[WHAT YOU SHOULD DO] Extract everything from the first line through the line with "from matplotlib.path import Path", both ends included, except for any pictures.

[DATA EXCERPT]
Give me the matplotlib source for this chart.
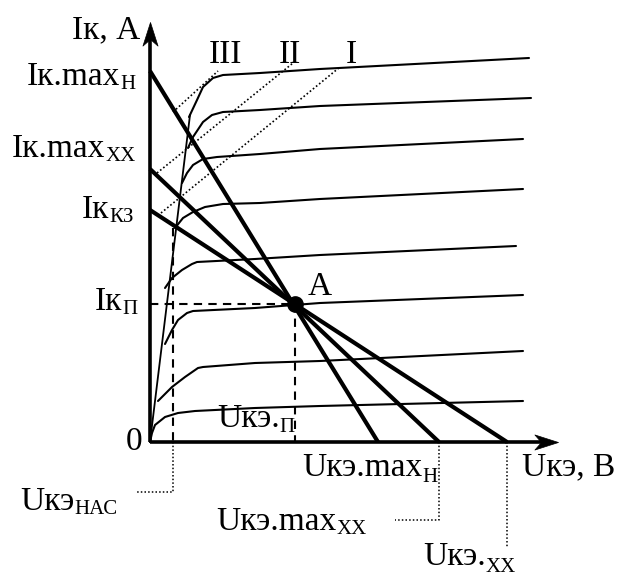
import matplotlib
matplotlib.use("Agg")
import matplotlib.pyplot as plt
from matplotlib.path import Path

# ---- Output characteristics Iк(Uкэ), arbitrary units, one curve per base current
curve_u = [
    [3.9, 4.7, 5.3, 6.3, 7.3, 11.0, 17.0, 37.9],
    [3.8, 4.3, 5.3, 6.2, 7.3, 11.0, 17.0, 38.1],
    [3.2, 3.7, 4.3, 5.3, 6.7, 11.0, 17.0, 37.3],
    [2.5, 3.3, 4.3, 5.5, 7.3, 11.0, 17.0, 37.3],
    [1.5, 2.2, 3.2, 4.2, 4.7, 10.5, 17.0, 36.6],
    [1.5, 2.2, 2.8, 3.7, 4.3, 10.5, 17.0, 37.3],
    [0.8, 2.2, 3.5, 4.8, 5.3, 10.5, 17.0, 37.3],
    [0.0, 0.2, 0.5, 1.5, 2.8, 4.5, 10.5, 17.0, 37.3],
]
curve_i = [
    [32.5, 34.2, 35.5, 36.4, 36.7, 36.9, 37.3, 38.4],
    [29.4, 30.5, 32.0, 32.7, 33.0, 33.2, 33.6, 34.4],
    [25.9, 26.9, 27.7, 28.3, 28.5, 28.8, 29.3, 30.3],
    [21.4, 22.4, 23.0, 23.5, 23.8, 23.9, 24.3, 25.3],
    [15.4, 16.4, 17.2, 17.8, 18.0, 18.3, 18.7, 19.6],
    [9.8, 11.2, 12.2, 12.9, 13.1, 13.4, 13.9, 14.7],
    [4.1, 5.5, 6.5, 7.4, 7.5, 7.9, 8.1, 9.1],
    [0.0, 0.9, 1.7, 2.5, 2.9, 3.1, 3.4, 3.6, 4.1],
]

# Saturation line (steep part)
sat_u = [0.0, 4.0]
sat_i = [0.0, 32.7]
u_sat = 2.3          # Uкэ нас
i_sat_top = 21.4

# Load lines: current intercept (U=0) and voltage intercept (I=0)
load_i0 = [37.1, 27.3, 23.2]   # Iк.maxН, Iк.maxХХ, IкКЗ
load_u0 = [22.8, 28.9, 35.7]   # Uкэ.maxН, Uкэ.maxХХ, Uкэ.ХХ

# Operating point A
u_q, i_q = 14.5, 13.8

# Boundary lines I, II, III
bound_names = ["III", "II", "I"]
bound_u = [[2.3, 6.8], [0.7, 14.3], [1.1, 19.0]]
bound_i = [[33.0, 37.1], [26.9, 37.9], [22.9, 37.5]]

# Axes extents (arrow tips)
u_axis_end = 40.8
i_axis_end = 42.0

FONT = "Liberation Serif"
MAIN = 24
SUB = 15

fig = plt.figure(figsize=(6.21, 5.79), dpi=100)
ax = fig.add_axes([0, 0, 1, 1])
ax.set_xlim(-15.0, 47.1)
ax.set_ylim(-13.7, 44.2)
ax.axis("off")

# characteristic curves
for us, is_ in zip(curve_u, curve_i):
    ax.plot(us, is_, color="black", lw=1.5, solid_joinstyle="round",
            solid_capstyle="round")
ax.plot(sat_u, sat_i, color="black", lw=1.3)

# boundary dotted lines
for us, is_ in zip(bound_u, bound_i):
    ax.plot(us, is_, color="black", lw=1.2, ls=(0, (1, 1.4)))

# load lines
for i0, u0 in zip(load_i0, load_u0):
    ax.plot([0, u0], [i0, 0], color="black", lw=3.0, solid_capstyle="butt")

# dashed projections of the operating point and Uкэ нас
dash = (0, (4, 3))
ax.plot([0, u_q], [i_q, i_q], color="black", lw=1.5, ls=dash)
ax.plot([u_q, u_q], [i_q, 0], color="black", lw=1.5, ls=dash)
ax.plot([u_sat, u_sat], [i_sat_top, 0], color="black", lw=1.5, ls=dash)

# dotted leaders below the voltage axis
dot = (0, (1, 1.4))
ax.plot([u_sat, u_sat, -1.4], [0, -5.0, -5.0], color="black", lw=1.1, ls=dot)
ax.plot([load_u0[1], load_u0[1], 24.5], [0, -7.8, -7.8], color="black", lw=1.1, ls=dot)
ax.plot([load_u0[2], load_u0[2]], [0, -10.5], color="black", lw=1.1, ls=dot)

# axes with stealth arrowheads
ax.plot([0, 0], [0, i_axis_end - 1.2], color="black", lw=2.6, solid_capstyle="butt")
ax.plot([0, u_axis_end - 1.2], [0, 0], color="black", lw=2.6, solid_capstyle="butt")
head_right = Path([(0, 0), (-1, 0.32), (-0.72, 0), (-1, -0.32), (0, 0)],
                  [Path.MOVETO, Path.LINETO, Path.LINETO, Path.LINETO, Path.CLOSEPOLY])
head_up = Path([(0, 0), (0.32, -1), (0, -0.72), (-0.32, -1), (0, 0)],
               [Path.MOVETO, Path.LINETO, Path.LINETO, Path.LINETO, Path.CLOSEPOLY])
ax.plot([u_axis_end], [0], marker=head_right, ms=34, color="black", mew=0.5)
ax.plot([0], [i_axis_end], marker=head_up, ms=34, color="black", mew=0.5)

# operating point
ax.plot([u_q], [i_q], marker="o", ms=11, color="black")

renderer = fig.canvas.get_renderer()
inv = ax.transData.inverted()


def label(x, y, main, sub=None, drop=0.4, ha="left"):
    t = ax.text(x, y, main, fontsize=MAIN, family=FONT, ha=ha, va="baseline")
    if sub:
        bb = t.get_window_extent(renderer)
        x1 = inv.transform((bb.x1, bb.y0))[0]
        ax.text(x1, y - drop, sub, fontsize=SUB, family=FONT, ha="left",
                va="baseline")


label(-1.0, 40.4, "Iк, А", ha="right")
label(-12.3, 35.7, "Iк.max", "Н")
label(-13.8, 28.5, "Iк.max", "ХХ")
label(-6.8, 22.4, "Iк", "КЗ")
label(-5.5, 13.2, "Iк", "П")
label(-2.4, -0.8, "0")
label(15.8, 14.7, "A")
for name, u in zip(bound_names, [7.5, 14.0, 20.1]):
    ax.text(u, 37.9, name, fontsize=MAIN, family=FONT, ha="center", va="baseline")

label(-13.0, -6.8, "Uкэ", "НАС")
label(6.7, 1.5, "Uкэ.", "П", drop=0.5)
label(15.2, -3.4, "Uкэ.max", "Н", drop=0.6)
label(6.6, -8.8, "Uкэ.max", "ХХ")
label(27.3, -12.3, "Uкэ.", "ХХ", drop=0.7)
label(37.2, -3.3, "Uкэ, В")

fig.savefig("out.png", dpi=100)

[EXERCISE RESPONSE]
Give me the matplotlib source for this chart.
import matplotlib
matplotlib.use("Agg")
import matplotlib.pyplot as plt
from matplotlib.path import Path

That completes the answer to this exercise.